What the task asks: Restate the data word for word and leave the images out.

%%

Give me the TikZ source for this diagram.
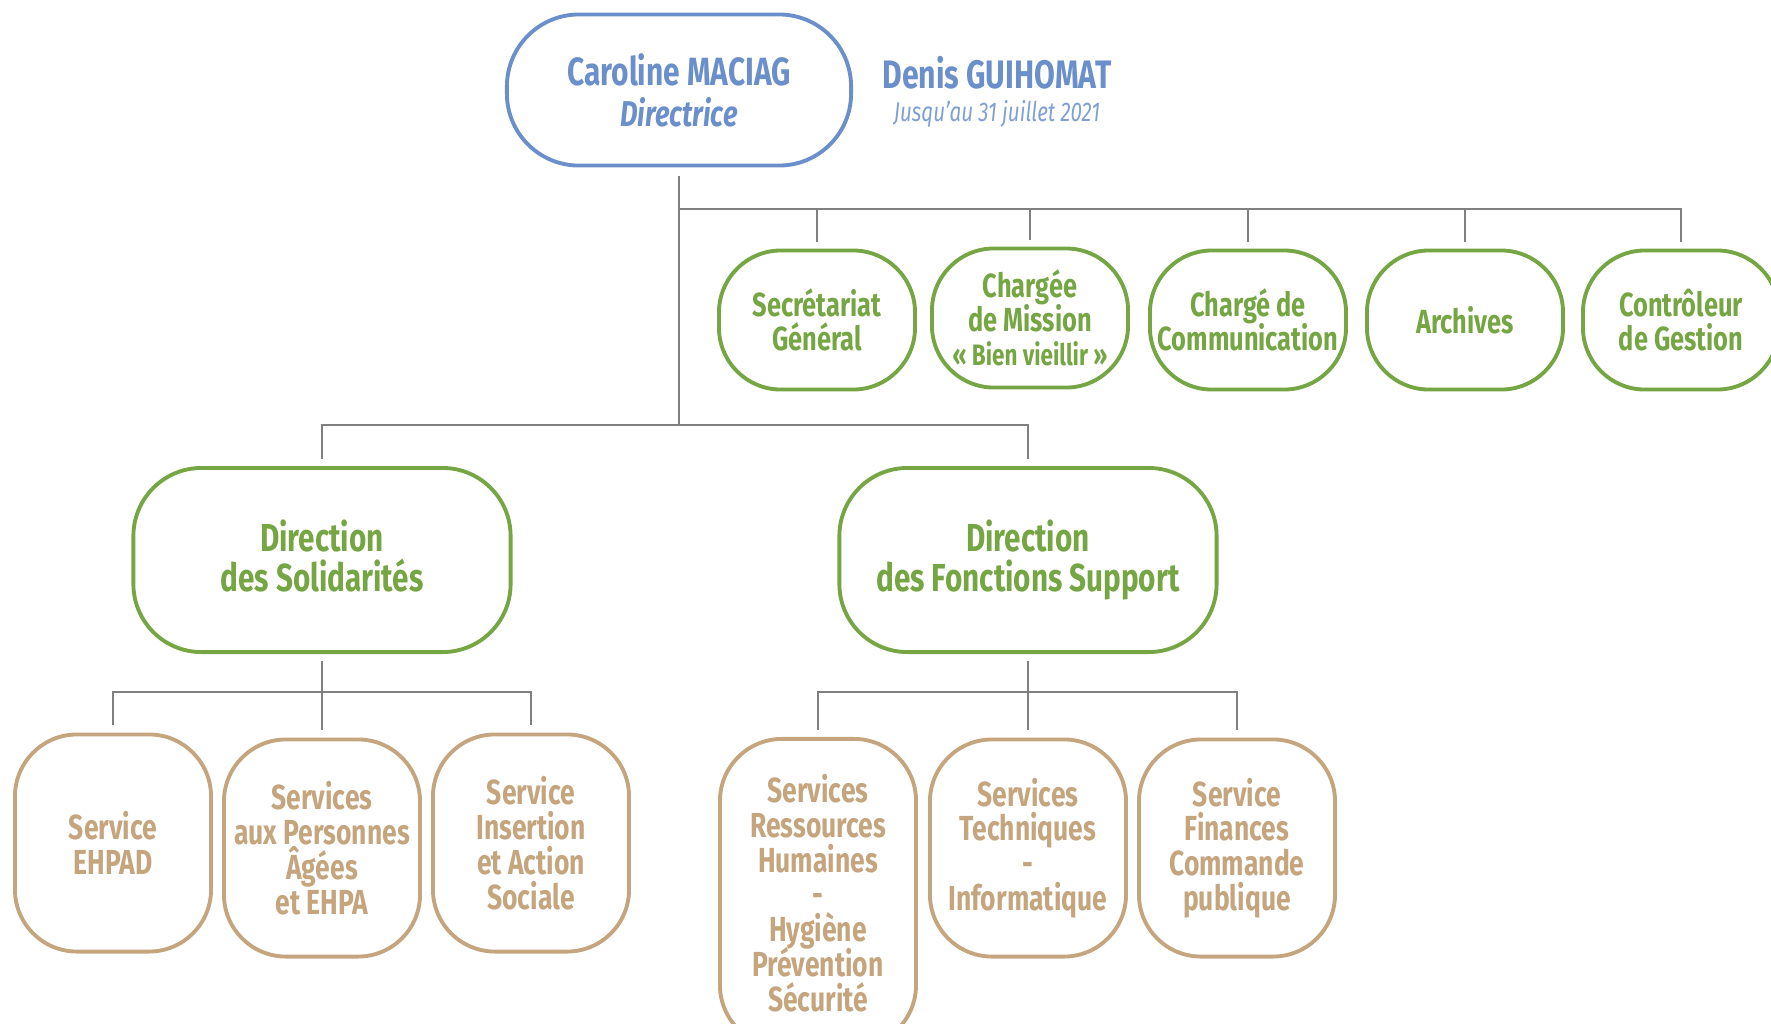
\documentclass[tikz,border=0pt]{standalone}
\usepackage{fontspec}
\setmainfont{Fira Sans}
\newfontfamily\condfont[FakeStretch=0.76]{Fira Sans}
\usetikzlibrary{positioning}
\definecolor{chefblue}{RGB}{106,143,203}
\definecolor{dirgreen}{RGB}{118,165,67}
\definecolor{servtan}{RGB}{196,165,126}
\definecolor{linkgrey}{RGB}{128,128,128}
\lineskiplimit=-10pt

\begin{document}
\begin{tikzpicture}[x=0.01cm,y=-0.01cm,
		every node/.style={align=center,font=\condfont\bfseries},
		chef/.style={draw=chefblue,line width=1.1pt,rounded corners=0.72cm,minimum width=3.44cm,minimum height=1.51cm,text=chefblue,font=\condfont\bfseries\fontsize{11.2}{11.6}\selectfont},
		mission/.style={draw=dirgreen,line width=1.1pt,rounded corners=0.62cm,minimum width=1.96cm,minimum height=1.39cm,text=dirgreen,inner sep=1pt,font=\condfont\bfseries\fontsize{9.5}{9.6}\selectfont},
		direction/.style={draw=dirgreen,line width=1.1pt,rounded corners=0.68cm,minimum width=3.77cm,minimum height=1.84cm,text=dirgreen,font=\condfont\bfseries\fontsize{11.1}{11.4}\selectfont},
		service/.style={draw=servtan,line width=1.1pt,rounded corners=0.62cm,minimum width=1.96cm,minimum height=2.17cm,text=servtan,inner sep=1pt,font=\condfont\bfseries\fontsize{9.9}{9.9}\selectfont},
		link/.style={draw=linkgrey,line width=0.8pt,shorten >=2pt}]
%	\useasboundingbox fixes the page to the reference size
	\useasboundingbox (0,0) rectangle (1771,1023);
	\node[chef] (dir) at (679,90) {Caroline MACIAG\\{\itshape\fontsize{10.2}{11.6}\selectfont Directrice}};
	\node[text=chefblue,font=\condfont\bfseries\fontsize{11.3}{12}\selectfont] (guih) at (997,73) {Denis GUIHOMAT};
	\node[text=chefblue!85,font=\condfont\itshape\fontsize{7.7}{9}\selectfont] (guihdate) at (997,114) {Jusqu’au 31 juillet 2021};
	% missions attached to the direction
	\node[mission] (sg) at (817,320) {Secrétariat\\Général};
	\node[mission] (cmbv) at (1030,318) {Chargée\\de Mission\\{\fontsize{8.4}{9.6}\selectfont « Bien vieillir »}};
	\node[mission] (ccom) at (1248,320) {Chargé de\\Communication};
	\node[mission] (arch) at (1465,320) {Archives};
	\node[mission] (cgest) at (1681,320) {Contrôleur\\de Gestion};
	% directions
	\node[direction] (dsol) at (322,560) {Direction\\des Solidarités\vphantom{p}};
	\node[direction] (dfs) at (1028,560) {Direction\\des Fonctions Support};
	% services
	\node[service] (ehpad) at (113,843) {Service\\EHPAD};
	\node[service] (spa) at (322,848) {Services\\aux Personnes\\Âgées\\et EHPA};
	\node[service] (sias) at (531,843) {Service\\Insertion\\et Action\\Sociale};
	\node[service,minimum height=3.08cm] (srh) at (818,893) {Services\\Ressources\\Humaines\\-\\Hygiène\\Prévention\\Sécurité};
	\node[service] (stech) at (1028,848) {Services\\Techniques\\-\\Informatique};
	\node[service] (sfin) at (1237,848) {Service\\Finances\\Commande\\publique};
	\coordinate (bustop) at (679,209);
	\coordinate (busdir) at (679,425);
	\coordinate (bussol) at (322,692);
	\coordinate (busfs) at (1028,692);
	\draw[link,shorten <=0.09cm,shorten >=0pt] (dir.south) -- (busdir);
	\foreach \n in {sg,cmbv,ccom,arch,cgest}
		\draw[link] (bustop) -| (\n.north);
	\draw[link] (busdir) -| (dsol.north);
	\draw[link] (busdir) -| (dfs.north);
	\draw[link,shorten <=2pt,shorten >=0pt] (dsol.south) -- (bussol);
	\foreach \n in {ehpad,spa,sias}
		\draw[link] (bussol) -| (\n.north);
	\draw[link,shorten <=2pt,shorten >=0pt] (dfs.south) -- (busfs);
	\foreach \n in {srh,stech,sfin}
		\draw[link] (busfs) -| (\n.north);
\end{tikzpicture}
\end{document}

%%

Answer to the problem:
Give me the TikZ source for this diagram.
\documentclass[tikz,border=0pt]{standalone}
\usepackage{fontspec}
\setmainfont{Fira Sans}
\newfontfamily\condfont[FakeStretch=0.76]{Fira Sans}
\usetikzlibrary{positioning}
\definecolor{chefblue}{RGB}{106,143,203}
\definecolor{dirgreen}{RGB}{118,165,67}
\definecolor{servtan}{RGB}{196,165,126}
\definecolor{linkgrey}{RGB}{128,128,128}
\lineskiplimit=-10pt

\begin{document}
\begin{tikzpicture}[x=0.01cm,y=-0.01cm,
		every node/.style={align=center,font=\condfont\bfseries},
		chef/.style={draw=chefblue,line width=1.1pt,rounded corners=0.72cm,minimum width=3.44cm,minimum height=1.51cm,text=chefblue,font=\condfont\bfseries\fontsize{11.2}{11.6}\selectfont},
		mission/.style={draw=dirgreen,line width=1.1pt,rounded corners=0.62cm,minimum width=1.96cm,minimum height=1.39cm,text=dirgreen,inner sep=1pt,font=\condfont\bfseries\fontsize{9.5}{9.6}\selectfont},
		direction/.style={draw=dirgreen,line width=1.1pt,rounded corners=0.68cm,minimum width=3.77cm,minimum height=1.84cm,text=dirgreen,font=\condfont\bfseries\fontsize{11.1}{11.4}\selectfont},
		service/.style={draw=servtan,line width=1.1pt,rounded corners=0.62cm,minimum width=1.96cm,minimum height=2.17cm,text=servtan,inner sep=1pt,font=\condfont\bfseries\fontsize{9.9}{9.9}\selectfont},
		link/.style={draw=linkgrey,line width=0.8pt,shorten >=2pt}]
%	\useasboundingbox fixes the page to the reference size
	\useasboundingbox (0,0) rectangle (1771,1023);
	\node[chef] (dir) at (679,90) {Caroline MACIAG\\{\itshape\fontsize{10.2}{11.6}\selectfont Directrice}};
	\node[text=chefblue,font=\condfont\bfseries\fontsize{11.3}{12}\selectfont] (guih) at (997,73) {Denis GUIHOMAT};
	\node[text=chefblue!85,font=\condfont\itshape\fontsize{7.7}{9}\selectfont] (guihdate) at (997,114) {Jusqu’au 31 juillet 2021};
	% missions attached to the direction
	\node[mission] (sg) at (817,320) {Secrétariat\\Général};
	\node[mission] (cmbv) at (1030,318) {Chargée\\de Mission\\{\fontsize{8.4}{9.6}\selectfont « Bien vieillir »}};
	\node[mission] (ccom) at (1248,320) {Chargé de\\Communication};
	\node[mission] (arch) at (1465,320) {Archives};
	\node[mission] (cgest) at (1681,320) {Contrôleur\\de Gestion};
	% directions
	\node[direction] (dsol) at (322,560) {Direction\\des Solidarités\vphantom{p}};
	\node[direction] (dfs) at (1028,560) {Direction\\des Fonctions Support};
	% services
	\node[service] (ehpad) at (113,843) {Service\\EHPAD};
	\node[service] (spa) at (322,848) {Services\\aux Personnes\\Âgées\\et EHPA};
	\node[service] (sias) at (531,843) {Service\\Insertion\\et Action\\Sociale};
	\node[service,minimum height=3.08cm] (srh) at (818,893) {Services\\Ressources\\Humaines\\-\\Hygiène\\Prévention\\Sécurité};
	\node[service] (stech) at (1028,848) {Services\\Techniques\\-\\Informatique};
	\node[service] (sfin) at (1237,848) {Service\\Finances\\Commande\\publique};
	\coordinate (bustop) at (679,209);
	\coordinate (busdir) at (679,425);
	\coordinate (bussol) at (322,692);
	\coordinate (busfs) at (1028,692);
	\draw[link,shorten <=0.09cm,shorten >=0pt] (dir.south) -- (busdir);
	\foreach \n in {sg,cmbv,ccom,arch,cgest}
		\draw[link] (bustop) -| (\n.north);
	\draw[link] (busdir) -| (dsol.north);
	\draw[link] (busdir) -| (dfs.north);
	\draw[link,shorten <=2pt,shorten >=0pt] (dsol.south) -- (bussol);
	\foreach \n in {ehpad,spa,sias}
		\draw[link] (bussol) -| (\n.north);
	\draw[link,shorten <=2pt,shorten >=0pt] (dfs.south) -- (busfs);
	\foreach \n in {srh,stech,sfin}
		\draw[link] (busfs) -| (\n.north);
\end{tikzpicture}
\end{document}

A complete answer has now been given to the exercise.